Tom's fall happened on a Monday. Just an ordinary day. We had our 3 hour breakfast. We read the morning paper. We sat in the comfort of each other's silence. We made plans for our day. We went to the gym. He worked out with his trainer. We came home and had lunch. He sat on the porch and read. I packed more suitcases for our pending departure. Then, he went into the kitchen for a snack. His favorite Cashew Nuts from Costco. Then he lost his balance and an ordinary day became anything but that. Tom died on a Tuesday. I keep remembering our last moments. I knew he was dying. I spoke it aloud to him. I thanked him for the life we shared and told him I loved him. His last words to me were "I'm not dying" and " I love you too." I held him in my arms until EMS arrived. I think his last conscious moments were in my arms.
And when I look back on this Ordinary Day, I find it so hard to believe that it has now become our last day. The last breakfast. The last workout. The last lunch. The last "I love you". I see that often in the "Ordinary" there is often the "Extraordinary". A life well lived. Moments to treasure. Smiles that said he was happy. But most of all, last moments that I will hold in my heart forever. My wonderful Tom had a beautiful death.

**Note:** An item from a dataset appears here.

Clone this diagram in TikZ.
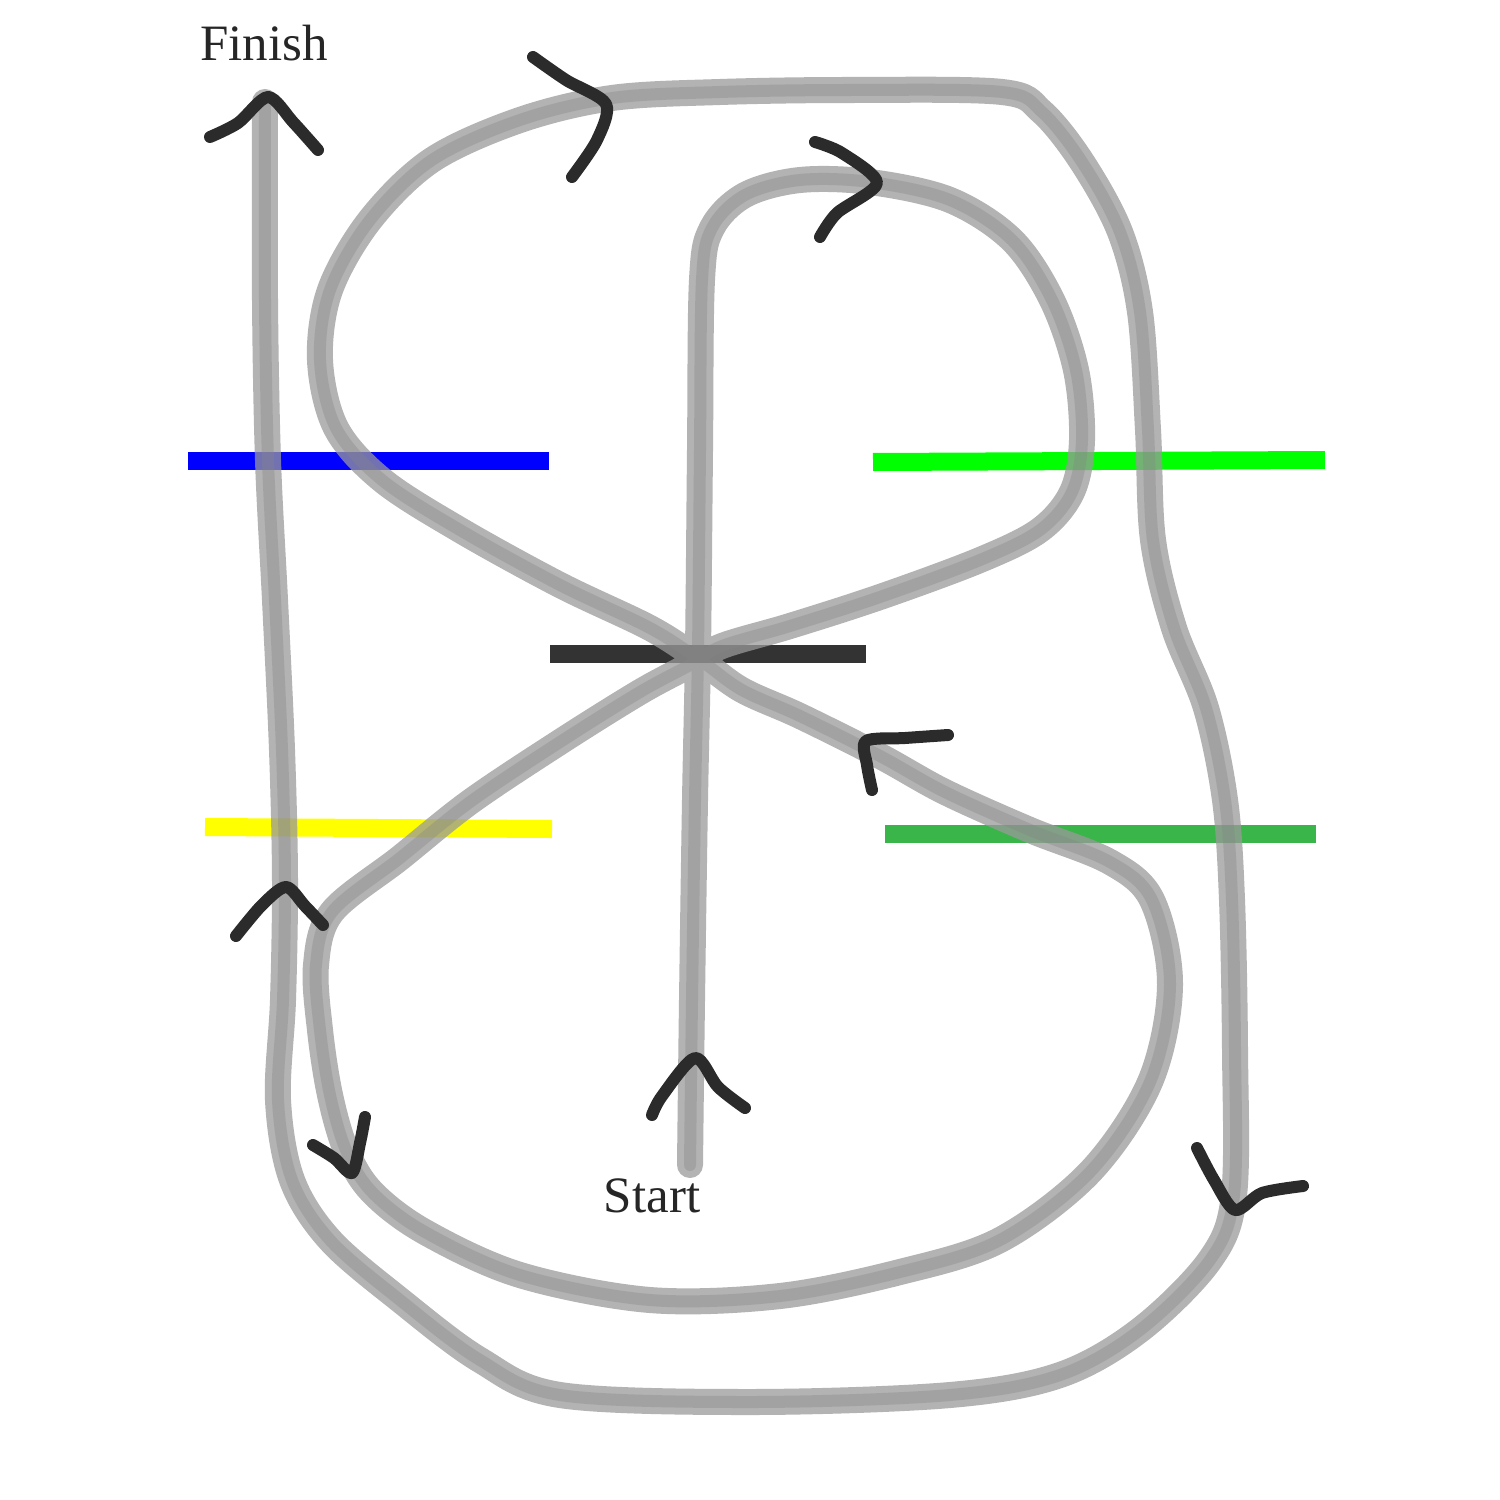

I don't think it is real to me quite yet. I keep wanting to tell him something as soon as I hear it. I almost taped our favorite TV show last night so he could watch it when he got home. I have to stop myself from preparing two bowls of fresh fruit. I keep waiting for his number to appear on my caller ID. I wait to hear him say, "Can you help me with this?"
He keeps sending me these magnificent sunsets. Right to my balcony. I can not look at a sunset without feeling him next to me. Yesterday he sent me a rainbow in the early morning. Wherever I see or feel sun, I will feel my Tom. Right now I feel it in my heart.